I quite often have to deal with complex data structures, which structure I
have little info on. Typically this could be data created by XML::Simple,
from various XML files.

So I have written  a little module, Data::Traverse, that lets me either
extract data from a data structure (all scalars, or all references of a
certain type), or create iterators on the data structure.

Does this make sense? Is there something already available on CPAN that
would do just this (I looked in the Data namespace and did not see
anything)? Would it be worth releasing on CPAN?

An alpha version of the module is at
http://xmltwig.com/module/data-traverse/



SYNOPSIS
    Data::Traverse supports 2 modes: a simple procedural interface and an
    object-oriented interface.

  The procedural interface
    The procedural interface can be used to retrieve parts of a complex
    data structure.

    It is used through "use Data::Traverse qw(:lists)"

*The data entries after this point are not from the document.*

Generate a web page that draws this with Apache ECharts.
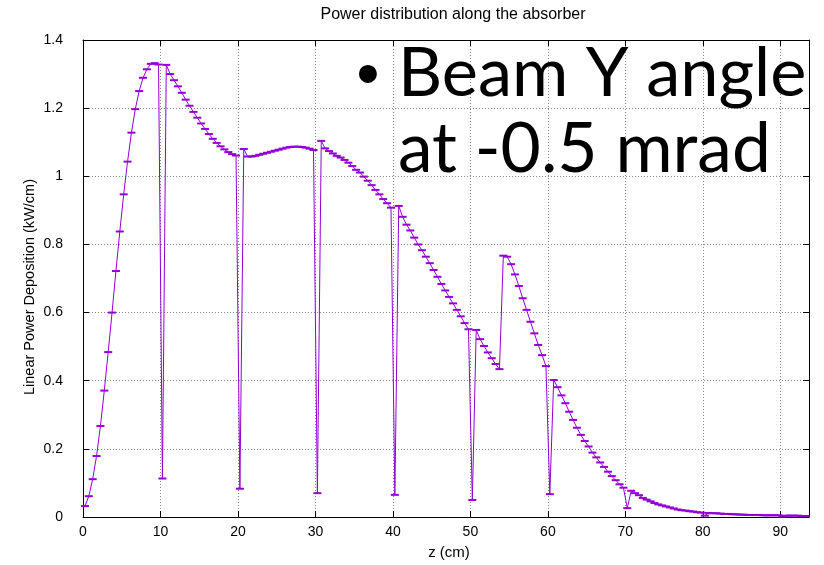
<!DOCTYPE html>
<html>
<head>
<meta charset="utf-8">
<script src="https://cdn.jsdelivr.net/npm/echarts@6/dist/echarts.min.js"></script>
<style>
html,body{margin:0;padding:0;background:#fff;}
#chart{width:824px;height:565px;}
</style>
</head>
<body>
<div id="chart"></div>
<script>
// Sampling grid of the profile (bin centres, cm)
var zStart = 0.25;
var zStep = 0.5;

// Linear power deposition (kW/cm), one array per 10 cm block
var seg0_10  = [0.032, 0.061, 0.111, 0.179, 0.267, 0.371, 0.484, 0.600, 0.722, 0.838, 0.947, 1.043, 1.128, 1.197, 1.250, 1.289, 1.314, 1.330, 1.332, 1.328];
var seg10_20 = [0.113, 1.327, 1.300, 1.282, 1.264, 1.245, 1.225, 1.207, 1.189, 1.172, 1.155, 1.139, 1.124, 1.110, 1.098, 1.088, 1.079, 1.071, 1.065, 1.061];
var seg20_30 = [0.083, 1.080, 1.058, 1.058, 1.060, 1.063, 1.066, 1.069, 1.072, 1.075, 1.078, 1.081, 1.084, 1.086, 1.087, 1.087, 1.086, 1.084, 1.081, 1.077];
var seg30_40 = [0.070, 1.104, 1.082, 1.074, 1.067, 1.060, 1.055, 1.048, 1.040, 1.030, 1.019, 1.011, 0.999, 0.987, 0.974, 0.960, 0.947, 0.933, 0.921, 0.908];
var seg40_50 = [0.065, 0.913, 0.881, 0.858, 0.841, 0.820, 0.800, 0.783, 0.764, 0.745, 0.725, 0.705, 0.684, 0.665, 0.646, 0.627, 0.608, 0.589, 0.569, 0.551];
var seg50_60 = [0.050, 0.549, 0.522, 0.502, 0.483, 0.466, 0.449, 0.434, 0.767, 0.764, 0.742, 0.712, 0.678, 0.642, 0.608, 0.573, 0.539, 0.505, 0.475, 0.443];
var seg60_70 = [0.067, 0.402, 0.381, 0.357, 0.334, 0.309, 0.285, 0.262, 0.241, 0.223, 0.207, 0.189, 0.175, 0.160, 0.147, 0.133, 0.120, 0.108, 0.096, 0.086];
var seg70_80 = [0.026, 0.077, 0.070, 0.064, 0.056, 0.051, 0.046, 0.041, 0.037, 0.034, 0.031, 0.028, 0.025, 0.022, 0.020, 0.019, 0.017, 0.016, 0.014, 0.013];
var seg80_90 = [0.004, 0.012, 0.011, 0.011, 0.010, 0.009, 0.009, 0.008, 0.008, 0.007, 0.007, 0.006, 0.006, 0.006, 0.006, 0.005, 0.005, 0.005, 0.005, 0.005];
var seg90_94 = [0.001, 0.004, 0.004, 0.004, 0.004, 0.003, 0.003, 0.003];

// Axis ranges / ticks
var xMin = 0, xMax = 93.7, xInterval = 10;
var yMin = 0, yMax = 1.4, yInterval = 0.2;

var titleText = 'Power distribution along the absorber';
var xName = 'z (cm)';
var yName = 'Linear Power Deposition (kW/cm)';
var noteBullet = '\u2022';
var noteLine1 = 'Beam Y angle';
var noteLine2 = 'at -0.5 mrad';

var power = [].concat(seg0_10, seg10_20, seg20_30, seg30_40, seg40_50,
                      seg50_60, seg60_70, seg70_80, seg80_90, seg90_94);
var points = power.map(function (v, i) { return [zStart + zStep * i, v]; });

var chart = echarts.init(document.getElementById('chart'), null, {renderer: 'canvas'});
var labelFont = 'Liberation Sans';
var purple = '#9400d3';

var option = {
  backgroundColor: '#fff',
  animation: false,
  grid: {left: 83, right: 15, top: 40, bottom: 48},
  xAxis: [{
    type: 'value', min: xMin, max: xMax, interval: xInterval, position: 'bottom',
    axisLine: {show: true, onZero: false, lineStyle: {color: '#000', width: 1}},
    axisTick: {show: true, inside: true, length: 6, lineStyle: {color: '#000'}},
    axisLabel: {color: '#000', fontSize: 14, fontFamily: labelFont, margin: 8,
      formatter: function (v) { return (Math.abs(v % xInterval) < 1e-6) ? String(v) : ''; }},
    splitLine: {show: true, lineStyle: {color: '#888', type: [1, 2], width: 1}}
  }, {
    type: 'value', min: xMin, max: xMax, interval: xInterval, position: 'top',
    axisLine: {show: true, onZero: false, lineStyle: {color: '#000', width: 1}},
    axisTick: {show: true, inside: true, length: 6, lineStyle: {color: '#000'}},
    axisLabel: {show: false}, splitLine: {show: false}
  }],
  yAxis: [{
    type: 'value', min: yMin, max: yMax, interval: yInterval, position: 'left',
    axisLine: {show: true, onZero: false, lineStyle: {color: '#000', width: 1}},
    axisTick: {show: true, inside: true, length: 6, lineStyle: {color: '#000'}},
    axisLabel: {color: '#000', fontSize: 14, fontFamily: labelFont, margin: 20},
    splitLine: {show: true, lineStyle: {color: '#888', type: [1, 2], width: 1}}
  }, {
    type: 'value', min: yMin, max: yMax, interval: yInterval, position: 'right',
    axisLine: {show: true, onZero: false, lineStyle: {color: '#000', width: 1}},
    axisTick: {show: true, inside: true, length: 6, lineStyle: {color: '#000'}},
    axisLabel: {show: false}, splitLine: {show: false}
  }],
  series: [{
    type: 'line',
    xAxisIndex: 0, yAxisIndex: 0,
    data: points,
    showSymbol: true,
    showAllSymbol: true,
    symbol: 'rect',
    symbolSize: [8, 2],
    clip: true,
    lineStyle: {color: purple, width: 1},
    itemStyle: {color: purple},
    emphasis: {disabled: true}
  }],
  graphic: [
    {type: 'text', x: 453, y: 15,
     style: {text: titleText, fontSize: 16, fontFamily: labelFont, fill: '#000', align: 'center', verticalAlign: 'middle'}},
    {type: 'text', x: 449, y: 553,
     style: {text: xName, fontSize: 15, fontFamily: labelFont, fill: '#000', align: 'center', verticalAlign: 'middle'}},
    {type: 'text', x: 30, y: 287, rotation: Math.PI / 2,
     style: {text: yName, fontSize: 14.5, fontFamily: labelFont, fill: '#000', align: 'center', verticalAlign: 'middle'}},
    {type: 'text', x: 354, y: 73, z: 100,
     style: {text: noteBullet, fontSize: 48, fontFamily: 'Lato', fill: '#000', align: 'left', verticalAlign: 'middle'}},
    {type: 'text', x: 398, y: 74, z: 100,
     style: {text: noteLine1, fontSize: 68.5, fontFamily: 'Lato', fill: '#000', align: 'left', verticalAlign: 'middle'}},
    {type: 'text', x: 398, y: 150, z: 100,
     style: {text: noteLine2, fontSize: 69.5, fontFamily: 'Lato', fill: '#000', align: 'left', verticalAlign: 'middle'}}
  ]
};
chart.setOption(option);
</script>
</body>
</html>
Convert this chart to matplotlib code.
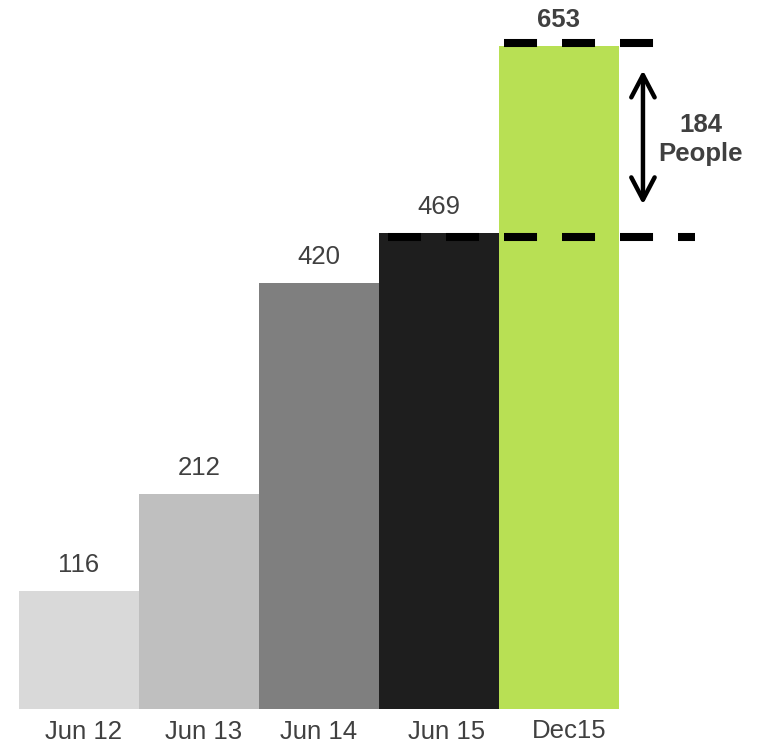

      use Data::Traverse qw(:lists);

      my $data= ...;                           # a complex data structure

      my @values= scalars( $data);             # all scalars in the structure
      my @values= refs( $data, 'LWP::Simple'); # all LWP::Simple objects

  The OO interface
    The OO interface is used to write iterators that go through a data
    structure.

      my $iter= Data::Traverse->new( $data);
      $iter->traverse( sub { my( $iter, $item)= @_;
                             print "$item\n" if( $iter->item_key eq 'id');
                             return $iter->prune
                               if( $iter->path_matches( '/foo/bar'));
                           }
                      );

      $iter->traverse( sub { $_[1]++ if( $_[0]->is_scalar); }); # changes the data

    More methods are available to get information on the current context

DESCRIPTION
    Data::Traverse lets you traverse complex data structures without
    needing to know all about them.

    It can be used for example with the data structure created by
    XML::Simple

  Procedural Interface
    refs ($data, $ref, $optional_level)
        return the list of references of the $ref type (as per
        "UNIVERSAL::isa( $field, $ref)") in the data structure, in the
        order of traversal (hashes are traversed through the dictionary
        order of their keys).

        The $optional_level argument can be used to limit the depth in the
        data structure, 0 being <$data> itself.

    scalars ($data, $optional_level)
        return the list of scalar values in the data structure, in the
        order of traversal (hashes are traversed through the dictionary
        order of their keys).

        The $optional_level argument can be used to limit the depth in the
        data structure, 0 being <$data> itself..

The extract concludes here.